____ Provided data

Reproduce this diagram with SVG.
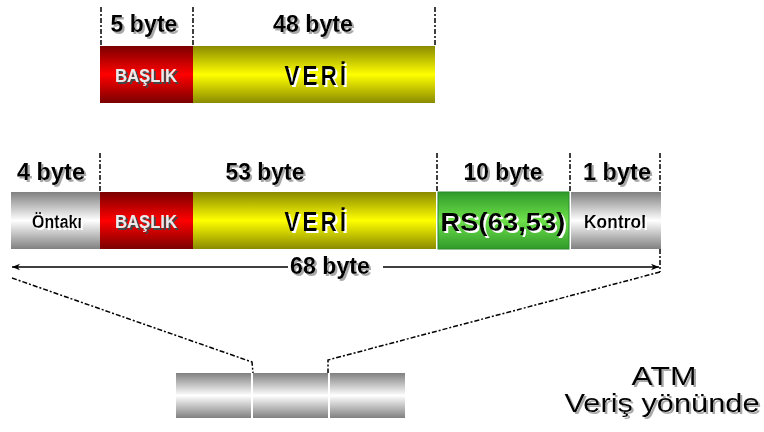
<svg xmlns="http://www.w3.org/2000/svg" width="764" height="432" viewBox="0 0 764 432">
<defs>
<linearGradient id="gRed" x1="0" y1="0" x2="0" y2="1"><stop offset="0" stop-color="#7a0000"/><stop offset="0.5" stop-color="#ff0000"/><stop offset="1" stop-color="#7a0000"/></linearGradient>
<linearGradient id="gYel" x1="0" y1="0" x2="0" y2="1"><stop offset="0" stop-color="#8a8a00"/><stop offset="0.5" stop-color="#ffff00"/><stop offset="1" stop-color="#8a8a00"/></linearGradient>
<linearGradient id="gGry" x1="0" y1="0" x2="0" y2="1"><stop offset="0" stop-color="#808080"/><stop offset="0.5" stop-color="#ffffff"/><stop offset="1" stop-color="#808080"/></linearGradient>
<linearGradient id="gGrn" x1="0" y1="0" x2="0" y2="1"><stop offset="0" stop-color="#2f9a2a"/><stop offset="0.5" stop-color="#6ee04a"/><stop offset="1" stop-color="#2f9a2a"/></linearGradient>
<filter id="shG" x="-10%" y="-20%" width="130%" height="150%"><feDropShadow dx="2" dy="2" stdDeviation="0" flood-color="#a8a8a8"/></filter>
<filter id="shD" x="-10%" y="-20%" width="130%" height="150%"><feDropShadow dx="2" dy="2" stdDeviation="0" flood-color="#444"/></filter>
<filter id="shW" x="-10%" y="-20%" width="130%" height="150%"><feDropShadow dx="2" dy="2" stdDeviation="0" flood-color="#fff"/></filter>
<marker id="arr" viewBox="0 0 10 10" refX="10" refY="5" markerWidth="8" markerHeight="8" orient="auto-start-reverse" markerUnits="userSpaceOnUse"><path d="M0,1 L10,5 L0,9 L3,5 z" fill="#000"/></marker>
</defs>
<style>
text{font-family:"Liberation Sans",Arial,sans-serif;font-weight:bold;text-anchor:middle}
.lbl{font-size:23px;fill:#000;filter:url(#shG)}
.dash{stroke:#000;stroke-width:1.5;stroke-dasharray:5,2,2,2;fill:none}
.hd{font-size:18px;fill:#eaeaea;filter:url(#shD)}
.veri{font-size:28px;fill:#000;letter-spacing:4px;filter:url(#shW)}
.small{font-size:18px;fill:#000;filter:url(#shW)}
.big{font-size:26px;fill:#000;filter:url(#shW)}
.atm{font-size:25px;font-weight:normal;fill:#000;filter:url(#shG)}
</style>
<g id="top-row">
<g id="top-dims">
<line class="dash" x1="101" y1="7" x2="101" y2="46"/>
<line class="dash" x1="193" y1="7" x2="193" y2="46"/>
<line class="dash" x1="435" y1="7" x2="435" y2="46"/>
<text class="lbl" x="144" y="32" textLength="67" lengthAdjust="spacingAndGlyphs">5 byte</text>
<text class="lbl" x="313" y="32" textLength="80" lengthAdjust="spacingAndGlyphs">48 byte</text>
</g>
<g id="top-baslik"><rect x="100" y="46" width="93" height="57" fill="url(#gRed)"/>
<text class="hd" x="146" y="82" textLength="62" lengthAdjust="spacingAndGlyphs">BAŞLIK</text></g>
<g id="top-veri"><rect x="193" y="46" width="242" height="57" fill="url(#gYel)"/>
<text class="veri" x="317" y="85" textLength="65" lengthAdjust="spacingAndGlyphs">VERİ</text></g>
</g>
<g id="second-row">
<g id="dims">
<line class="dash" x1="100" y1="153" x2="100" y2="192"/>
<line class="dash" x1="437" y1="153" x2="437" y2="192"/>
<line class="dash" x1="570" y1="153" x2="570" y2="192"/>
<line class="dash" x1="660" y1="153" x2="660" y2="192"/>
<text class="lbl" x="51" y="180" textLength="68" lengthAdjust="spacingAndGlyphs">4 byte</text>
<text class="lbl" x="265" y="180" textLength="79" lengthAdjust="spacingAndGlyphs">53 byte</text>
<text class="lbl" x="503" y="180" textLength="79" lengthAdjust="spacingAndGlyphs">10 byte</text>
<text class="lbl" x="617" y="180" textLength="68" lengthAdjust="spacingAndGlyphs">1 byte</text>
</g>
<g id="ontaki"><rect x="11" y="192" width="89" height="57" fill="url(#gGry)"/>
<text class="small" x="57" y="228" textLength="50" lengthAdjust="spacingAndGlyphs">Öntakı</text></g>
<g id="baslik"><rect x="100" y="192" width="93" height="57" fill="url(#gRed)"/>
<text class="hd" x="146" y="228" textLength="62" lengthAdjust="spacingAndGlyphs">BAŞLIK</text></g>
<g id="veri"><rect x="193" y="192" width="243" height="57" fill="url(#gYel)"/>
<text class="veri" x="317" y="231" textLength="65" lengthAdjust="spacingAndGlyphs">VERİ</text></g>
<g id="rs"><rect x="438" y="192" width="131" height="57" fill="url(#gGrn)" stroke="#2a8a2a" stroke-width="1"/>
<text class="big" x="503" y="231" textLength="125" lengthAdjust="spacingAndGlyphs">RS(63,53)</text></g>
<g id="kontrol"><rect x="571" y="192" width="90" height="57" fill="url(#gGry)"/>
<text class="small" x="615" y="228" textLength="62" lengthAdjust="spacingAndGlyphs">Kontrol</text></g>
</g>
<g id="connectors">
<line x1="288" y1="267" x2="12" y2="267" stroke="#000" stroke-width="1.5" marker-end="url(#arr)"/>
<line x1="383" y1="267" x2="659" y2="267" stroke="#000" stroke-width="1.5" marker-end="url(#arr)"/>
<line class="dash" x1="660" y1="249" x2="660" y2="272"/>
<polyline class="dash" points="12,278 252,362 253,373"/>
<polyline class="dash" points="660,272 328,360 328,373"/>
</g>
<g id="total-label"><text class="lbl" x="330" y="274" textLength="80" lengthAdjust="spacingAndGlyphs">68 byte</text></g>
<g id="cells">
<rect x="176" y="373" width="75" height="45" fill="url(#gGry)"/>
<rect x="253" y="373" width="75" height="45" fill="url(#gGry)"/>
<rect x="330" y="373" width="75" height="45" fill="url(#gGry)"/>
</g>
<g id="caption">
<text class="atm" x="664" y="385" textLength="65" lengthAdjust="spacingAndGlyphs">ATM</text>
<text class="atm" x="662" y="412" textLength="195" lengthAdjust="spacingAndGlyphs">Veriş yönünde</text>
</g>
</svg>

________

▶ _Task description_
Reproduce the material above verbatim; omit every picture.

▶ _Output for this task_
Reproduce this diagram with SVG.
<svg xmlns="http://www.w3.org/2000/svg" width="764" height="432" viewBox="0 0 764 432">
<defs>
<linearGradient id="gRed" x1="0" y1="0" x2="0" y2="1"><stop offset="0" stop-color="#7a0000"/><stop offset="0.5" stop-color="#ff0000"/><stop offset="1" stop-color="#7a0000"/></linearGradient>
<linearGradient id="gYel" x1="0" y1="0" x2="0" y2="1"><stop offset="0" stop-color="#8a8a00"/><stop offset="0.5" stop-color="#ffff00"/><stop offset="1" stop-color="#8a8a00"/></linearGradient>
<linearGradient id="gGry" x1="0" y1="0" x2="0" y2="1"><stop offset="0" stop-color="#808080"/><stop offset="0.5" stop-color="#ffffff"/><stop offset="1" stop-color="#808080"/></linearGradient>
<linearGradient id="gGrn" x1="0" y1="0" x2="0" y2="1"><stop offset="0" stop-color="#2f9a2a"/><stop offset="0.5" stop-color="#6ee04a"/><stop offset="1" stop-color="#2f9a2a"/></linearGradient>
<filter id="shG" x="-10%" y="-20%" width="130%" height="150%"><feDropShadow dx="2" dy="2" stdDeviation="0" flood-color="#a8a8a8"/></filter>
<filter id="shD" x="-10%" y="-20%" width="130%" height="150%"><feDropShadow dx="2" dy="2" stdDeviation="0" flood-color="#444"/></filter>
<filter id="shW" x="-10%" y="-20%" width="130%" height="150%"><feDropShadow dx="2" dy="2" stdDeviation="0" flood-color="#fff"/></filter>
<marker id="arr" viewBox="0 0 10 10" refX="10" refY="5" markerWidth="8" markerHeight="8" orient="auto-start-reverse" markerUnits="userSpaceOnUse"><path d="M0,1 L10,5 L0,9 L3,5 z" fill="#000"/></marker>
</defs>
<style>
text{font-family:"Liberation Sans",Arial,sans-serif;font-weight:bold;text-anchor:middle}
.lbl{font-size:23px;fill:#000;filter:url(#shG)}
.dash{stroke:#000;stroke-width:1.5;stroke-dasharray:5,2,2,2;fill:none}
.hd{font-size:18px;fill:#eaeaea;filter:url(#shD)}
.veri{font-size:28px;fill:#000;letter-spacing:4px;filter:url(#shW)}
.small{font-size:18px;fill:#000;filter:url(#shW)}
.big{font-size:26px;fill:#000;filter:url(#shW)}
.atm{font-size:25px;font-weight:normal;fill:#000;filter:url(#shG)}
</style>
<g id="top-row">
<g id="top-dims">
<line class="dash" x1="101" y1="7" x2="101" y2="46"/>
<line class="dash" x1="193" y1="7" x2="193" y2="46"/>
<line class="dash" x1="435" y1="7" x2="435" y2="46"/>
<text class="lbl" x="144" y="32" textLength="67" lengthAdjust="spacingAndGlyphs">5 byte</text>
<text class="lbl" x="313" y="32" textLength="80" lengthAdjust="spacingAndGlyphs">48 byte</text>
</g>
<g id="top-baslik"><rect x="100" y="46" width="93" height="57" fill="url(#gRed)"/>
<text class="hd" x="146" y="82" textLength="62" lengthAdjust="spacingAndGlyphs">BAŞLIK</text></g>
<g id="top-veri"><rect x="193" y="46" width="242" height="57" fill="url(#gYel)"/>
<text class="veri" x="317" y="85" textLength="65" lengthAdjust="spacingAndGlyphs">VERİ</text></g>
</g>
<g id="second-row">
<g id="dims">
<line class="dash" x1="100" y1="153" x2="100" y2="192"/>
<line class="dash" x1="437" y1="153" x2="437" y2="192"/>
<line class="dash" x1="570" y1="153" x2="570" y2="192"/>
<line class="dash" x1="660" y1="153" x2="660" y2="192"/>
<text class="lbl" x="51" y="180" textLength="68" lengthAdjust="spacingAndGlyphs">4 byte</text>
<text class="lbl" x="265" y="180" textLength="79" lengthAdjust="spacingAndGlyphs">53 byte</text>
<text class="lbl" x="503" y="180" textLength="79" lengthAdjust="spacingAndGlyphs">10 byte</text>
<text class="lbl" x="617" y="180" textLength="68" lengthAdjust="spacingAndGlyphs">1 byte</text>
</g>
<g id="ontaki"><rect x="11" y="192" width="89" height="57" fill="url(#gGry)"/>
<text class="small" x="57" y="228" textLength="50" lengthAdjust="spacingAndGlyphs">Öntakı</text></g>
<g id="baslik"><rect x="100" y="192" width="93" height="57" fill="url(#gRed)"/>
<text class="hd" x="146" y="228" textLength="62" lengthAdjust="spacingAndGlyphs">BAŞLIK</text></g>
<g id="veri"><rect x="193" y="192" width="243" height="57" fill="url(#gYel)"/>
<text class="veri" x="317" y="231" textLength="65" lengthAdjust="spacingAndGlyphs">VERİ</text></g>
<g id="rs"><rect x="438" y="192" width="131" height="57" fill="url(#gGrn)" stroke="#2a8a2a" stroke-width="1"/>
<text class="big" x="503" y="231" textLength="125" lengthAdjust="spacingAndGlyphs">RS(63,53)</text></g>
<g id="kontrol"><rect x="571" y="192" width="90" height="57" fill="url(#gGry)"/>
<text class="small" x="615" y="228" textLength="62" lengthAdjust="spacingAndGlyphs">Kontrol</text></g>
</g>
<g id="connectors">
<line x1="288" y1="267" x2="12" y2="267" stroke="#000" stroke-width="1.5" marker-end="url(#arr)"/>
<line x1="383" y1="267" x2="659" y2="267" stroke="#000" stroke-width="1.5" marker-end="url(#arr)"/>
<line class="dash" x1="660" y1="249" x2="660" y2="272"/>
<polyline class="dash" points="12,278 252,362 253,373"/>
<polyline class="dash" points="660,272 328,360 328,373"/>
</g>
<g id="total-label"><text class="lbl" x="330" y="274" textLength="80" lengthAdjust="spacingAndGlyphs">68 byte</text></g>
<g id="cells">
<rect x="176" y="373" width="75" height="45" fill="url(#gGry)"/>
<rect x="253" y="373" width="75" height="45" fill="url(#gGry)"/>
<rect x="330" y="373" width="75" height="45" fill="url(#gGry)"/>
</g>
<g id="caption">
<text class="atm" x="664" y="385" textLength="65" lengthAdjust="spacingAndGlyphs">ATM</text>
<text class="atm" x="662" y="412" textLength="195" lengthAdjust="spacingAndGlyphs">Veriş yönünde</text>
</g>
</svg>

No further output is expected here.